#### Data section:
= = = = =

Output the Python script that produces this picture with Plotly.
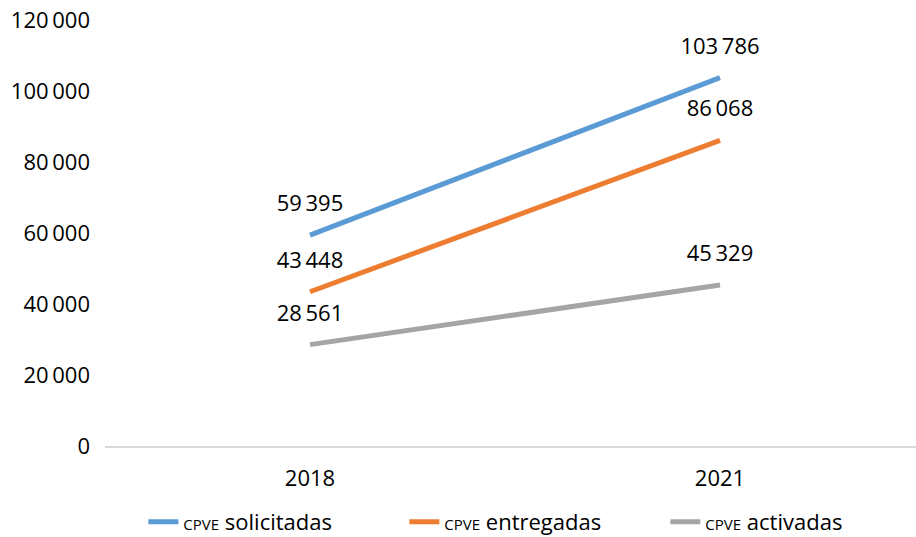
import plotly.graph_objects as go

years = ["2018", "2021"]
solicitadas = [59395, 103786]
entregadas = [43448, 86068]
activadas = [28561, 45329]
series_names = ["solicitadas", "entregadas", "activadas"]
colors = ["#5B9BD5", "#ED7D31", "#A5A5A5"]
y_ticks = [0, 20000, 40000, 60000, 80000, 100000, 120000]

FONT = "Open Sans"
TS = "\u2009"

def fmt(v):
    return f"{v:,}".replace(",", TS)

fig = go.Figure()
all_series = [solicitadas, entregadas, activadas]
for name, vals, col in zip(series_names, all_series, colors):
    fig.add_trace(go.Scatter(
        x=years, y=vals, mode="lines",
        name=f"<span style='font-size:15px'>CPVE</span> {name}",
        line=dict(color=col, width=5),
    ))
for vals in all_series:
    fig.add_trace(go.Scatter(
        x=years, y=vals, mode="markers+text", showlegend=False, hoverinfo="skip",
        marker=dict(size=28, opacity=0),
        text=[fmt(v) for v in vals], textposition="top center",
        textfont=dict(family=FONT, size=22, color="#000000"),
        cliponaxis=False,
    ))

fig.update_layout(
    width=916, height=537,
    margin=dict(l=105, r=0, t=20, b=91, autoexpand=False),
    paper_bgcolor="white", plot_bgcolor="white",
    font=dict(family=FONT, size=22, color="#000000"),
    separators="." + TS,
    showlegend=True,
    legend=dict(orientation="h", xref="container", yref="container",
                x=0.1565, xanchor="left", y=0.028, yanchor="middle",
                font=dict(size=22), entrywidth=216, entrywidthmode="pixels",
                tracegroupgap=0, bgcolor="rgba(0,0,0,0)"),
    xaxis=dict(type="category", range=[-0.5, 1.478], showgrid=False,
               showline=True, linecolor="#D9D9D9", linewidth=2,
               ticks="", ticklabelstandoff=12, tickfont=dict(size=22)),
    yaxis=dict(range=[0, 120000], tickvals=y_ticks, tickformat=",d",
               showgrid=False, zeroline=False, showline=False,
               ticklabeloverflow="allow",
               ticklabelstandoff=14, tickfont=dict(size=22)),
)

fig.write_html("out.html", config={"displayModeBar": False},
               post_script="document.body.style.margin='0';document.body.style.overflow='hidden';")
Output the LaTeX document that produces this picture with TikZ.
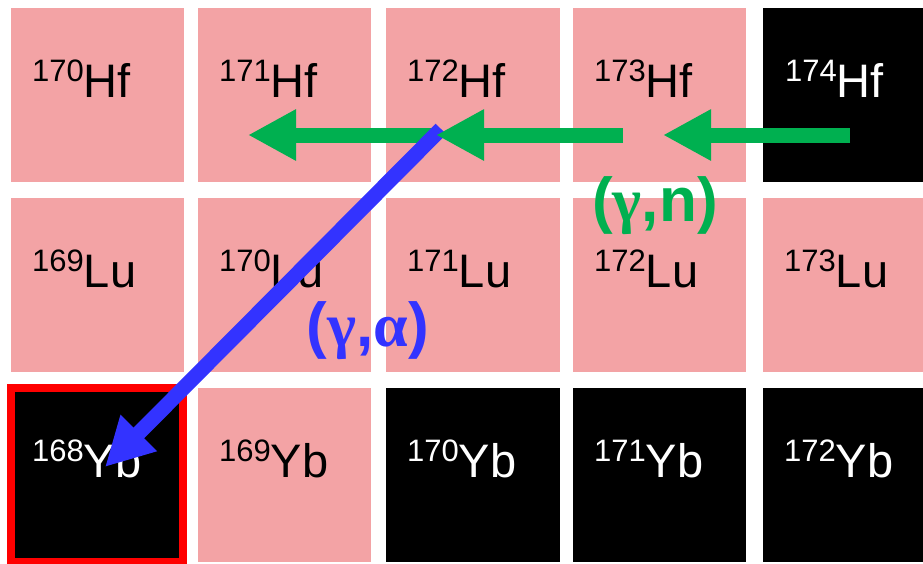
\documentclass[tikz,border=0pt]{standalone}
\usepackage{fontspec}
\setmainfont{Liberation Sans}
\newfontfamily\grk{Liberation Serif}
\usetikzlibrary{arrows.meta}
\definecolor{pinkc}{RGB}{243,163,165}
\definecolor{greenc}{RGB}{0,176,80}
\definecolor{bluec}{RGB}{51,51,255}
\definecolor{redc}{RGB}{255,0,0}
\newcommand{\iso}[2]{\raisebox{16pt}{\fontsize{31}{31}\selectfont #1}\fontsize{47}{47}\selectfont #2}
\tikzset{
  lbl/.style={anchor=base west, inner sep=0pt, text=black},
  lblw/.style={anchor=base west, inner sep=0pt, text=white},
  garrow/.style={draw=greenc, line width=15pt, -{Triangle[length=48pt,width=48pt]}},
  barrow/.style={draw=bluec, line width=15pt, -{Triangle[length=48pt,width=48pt]}},
  rlabel/.style={font=\bfseries\fontsize{62}{62}\selectfont, inner sep=0pt}
}
\begin{document}
\begin{tikzpicture}[x=1pt,y=-1pt]
\useasboundingbox (0,0) rectangle (923,563);
\fill[white] (0,0) rectangle (923,563);
% row 1
\fill[pinkc] (11,8) rectangle (184,182);
\fill[pinkc] (198,8) rectangle (371,182);
\fill[pinkc] (386,8) rectangle (560,182);
\fill[pinkc] (573,8) rectangle (746,182);
\fill[black] (763,8) rectangle (936,182);
% row 2
\fill[pinkc] (11,198) rectangle (184,372);
\fill[pinkc] (198,198) rectangle (371,372);
\fill[pinkc] (386,198) rectangle (560,372);
\fill[pinkc] (573,198) rectangle (746,372);
\fill[pinkc] (763,198) rectangle (936,372);
% row 3
\fill[black] (11,388) rectangle (184,562);
\fill[pinkc] (198,388) rectangle (371,562);
\fill[black] (386,388) rectangle (560,562);
\fill[black] (573,388) rectangle (746,562);
\fill[black] (763,388) rectangle (936,562);
\draw[redc, line width=8pt] (11,388) rectangle (183,562);
% labels
\node[lbl]  (hf170) at (32,97)  {\iso{170}{Hf}};
\node[lbl]  (hf171) at (219,97) {\iso{171}{Hf}};
\node[lbl]  (hf172) at (407,97) {\iso{172}{Hf}};
\node[lbl]  (hf173) at (594,97) {\iso{173}{Hf}};
\node[lblw] (hf174) at (785,97) {\iso{174}{Hf}};
\node[lbl]  (lu169) at (32,287)  {\iso{169}{Lu}};
\node[lbl]  (lu170) at (219,287) {\iso{170}{Lu}};
\node[lbl]  (lu171) at (407,287) {\iso{171}{Lu}};
\node[lbl]  (lu172) at (594,287) {\iso{172}{Lu}};
\node[lbl]  (lu173) at (784,287) {\iso{173}{Lu}};
\node[lblw] (yb168) at (32,477)  {\iso{168}{Yb}};
\node[lbl]  (yb169) at (219,477) {\iso{169}{Yb}};
\node[lblw] (yb170) at (407,477) {\iso{170}{Yb}};
\node[lblw] (yb171) at (594,477) {\iso{171}{Yb}};
\node[lblw] (yb172) at (784,477) {\iso{172}{Yb}};
% arrow coordinates
\coordinate (gA0) at (850,135);
\coordinate (gA1) at (663,135);
\coordinate (gB0) at (623,135);
\coordinate (gB1) at (436,135);
\coordinate (gC1) at (248,135);
\coordinate (b0) at (441,129);
\coordinate (b1) at (105,467);
\draw[garrow] (gB1) -- (gC1);
\draw[barrow] (b0) -- (b1);
\draw[garrow] (gB0) -- (gB1);
\draw[garrow] (gA0) -- (gA1);
\node[rlabel, text=greenc] (gn) at (655,206) {({\grk γ},n)};
\node[rlabel, text=bluec] (ga) at (368,331) {({\grk γ},{\grk α})};
\end{tikzpicture}
\end{document}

= = = = =

#### What to work on:
Reproduce the listing word for word and omit its pictures.

#### Output for this exercise:
Output the Python script that produces this picture with Plotly.
import plotly.graph_objects as go

years = ["2018", "2021"]
solicitadas = [59395, 103786]
entregadas = [43448, 86068]
activadas = [28561, 45329]
series_names = ["solicitadas", "entregadas", "activadas"]
colors = ["#5B9BD5", "#ED7D31", "#A5A5A5"]
y_ticks = [0, 20000, 40000, 60000, 80000, 100000, 120000]

FONT = "Open Sans"
TS = "\u2009"

def fmt(v):
    return f"{v:,}".replace(",", TS)

fig = go.Figure()
all_series = [solicitadas, entregadas, activadas]
for name, vals, col in zip(series_names, all_series, colors):
    fig.add_trace(go.Scatter(
        x=years, y=vals, mode="lines",
        name=f"<span style='font-size:15px'>CPVE</span> {name}",
        line=dict(color=col, width=5),
    ))
for vals in all_series:
    fig.add_trace(go.Scatter(
        x=years, y=vals, mode="markers+text", showlegend=False, hoverinfo="skip",
        marker=dict(size=28, opacity=0),
        text=[fmt(v) for v in vals], textposition="top center",
        textfont=dict(family=FONT, size=22, color="#000000"),
        cliponaxis=False,
    ))

fig.update_layout(
    width=916, height=537,
    margin=dict(l=105, r=0, t=20, b=91, autoexpand=False),
    paper_bgcolor="white", plot_bgcolor="white",
    font=dict(family=FONT, size=22, color="#000000"),
    separators="." + TS,
    showlegend=True,
    legend=dict(orientation="h", xref="container", yref="container",
                x=0.1565, xanchor="left", y=0.028, yanchor="middle",
                font=dict(size=22), entrywidth=216, entrywidthmode="pixels",
                tracegroupgap=0, bgcolor="rgba(0,0,0,0)"),
    xaxis=dict(type="category", range=[-0.5, 1.478], showgrid=False,
               showline=True, linecolor="#D9D9D9", linewidth=2,
               ticks="", ticklabelstandoff=12, tickfont=dict(size=22)),
    yaxis=dict(range=[0, 120000], tickvals=y_ticks, tickformat=",d",
               showgrid=False, zeroline=False, showline=False,
               ticklabeloverflow="allow",
               ticklabelstandoff=14, tickfont=dict(size=22)),
)

fig.write_html("out.html", config={"displayModeBar": False},
               post_script="document.body.style.margin='0';document.body.style.overflow='hidden';")
Output the LaTeX document that produces this picture with TikZ.
\documentclass[tikz,border=0pt]{standalone}
\usepackage{fontspec}
\setmainfont{Liberation Sans}
\newfontfamily\grk{Liberation Serif}
\usetikzlibrary{arrows.meta}
\definecolor{pinkc}{RGB}{243,163,165}
\definecolor{greenc}{RGB}{0,176,80}
\definecolor{bluec}{RGB}{51,51,255}
\definecolor{redc}{RGB}{255,0,0}
\newcommand{\iso}[2]{\raisebox{16pt}{\fontsize{31}{31}\selectfont #1}\fontsize{47}{47}\selectfont #2}
\tikzset{
  lbl/.style={anchor=base west, inner sep=0pt, text=black},
  lblw/.style={anchor=base west, inner sep=0pt, text=white},
  garrow/.style={draw=greenc, line width=15pt, -{Triangle[length=48pt,width=48pt]}},
  barrow/.style={draw=bluec, line width=15pt, -{Triangle[length=48pt,width=48pt]}},
  rlabel/.style={font=\bfseries\fontsize{62}{62}\selectfont, inner sep=0pt}
}
\begin{document}
\begin{tikzpicture}[x=1pt,y=-1pt]
\useasboundingbox (0,0) rectangle (923,563);
\fill[white] (0,0) rectangle (923,563);
% row 1
\fill[pinkc] (11,8) rectangle (184,182);
\fill[pinkc] (198,8) rectangle (371,182);
\fill[pinkc] (386,8) rectangle (560,182);
\fill[pinkc] (573,8) rectangle (746,182);
\fill[black] (763,8) rectangle (936,182);
% row 2
\fill[pinkc] (11,198) rectangle (184,372);
\fill[pinkc] (198,198) rectangle (371,372);
\fill[pinkc] (386,198) rectangle (560,372);
\fill[pinkc] (573,198) rectangle (746,372);
\fill[pinkc] (763,198) rectangle (936,372);
% row 3
\fill[black] (11,388) rectangle (184,562);
\fill[pinkc] (198,388) rectangle (371,562);
\fill[black] (386,388) rectangle (560,562);
\fill[black] (573,388) rectangle (746,562);
\fill[black] (763,388) rectangle (936,562);
\draw[redc, line width=8pt] (11,388) rectangle (183,562);
% labels
\node[lbl]  (hf170) at (32,97)  {\iso{170}{Hf}};
\node[lbl]  (hf171) at (219,97) {\iso{171}{Hf}};
\node[lbl]  (hf172) at (407,97) {\iso{172}{Hf}};
\node[lbl]  (hf173) at (594,97) {\iso{173}{Hf}};
\node[lblw] (hf174) at (785,97) {\iso{174}{Hf}};
\node[lbl]  (lu169) at (32,287)  {\iso{169}{Lu}};
\node[lbl]  (lu170) at (219,287) {\iso{170}{Lu}};
\node[lbl]  (lu171) at (407,287) {\iso{171}{Lu}};
\node[lbl]  (lu172) at (594,287) {\iso{172}{Lu}};
\node[lbl]  (lu173) at (784,287) {\iso{173}{Lu}};
\node[lblw] (yb168) at (32,477)  {\iso{168}{Yb}};
\node[lbl]  (yb169) at (219,477) {\iso{169}{Yb}};
\node[lblw] (yb170) at (407,477) {\iso{170}{Yb}};
\node[lblw] (yb171) at (594,477) {\iso{171}{Yb}};
\node[lblw] (yb172) at (784,477) {\iso{172}{Yb}};
% arrow coordinates
\coordinate (gA0) at (850,135);
\coordinate (gA1) at (663,135);
\coordinate (gB0) at (623,135);
\coordinate (gB1) at (436,135);
\coordinate (gC1) at (248,135);
\coordinate (b0) at (441,129);
\coordinate (b1) at (105,467);
\draw[garrow] (gB1) -- (gC1);
\draw[barrow] (b0) -- (b1);
\draw[garrow] (gB0) -- (gB1);
\draw[garrow] (gA0) -- (gA1);
\node[rlabel, text=greenc] (gn) at (655,206) {({\grk γ},n)};
\node[rlabel, text=bluec] (ga) at (368,331) {({\grk γ},{\grk α})};
\end{tikzpicture}
\end{document}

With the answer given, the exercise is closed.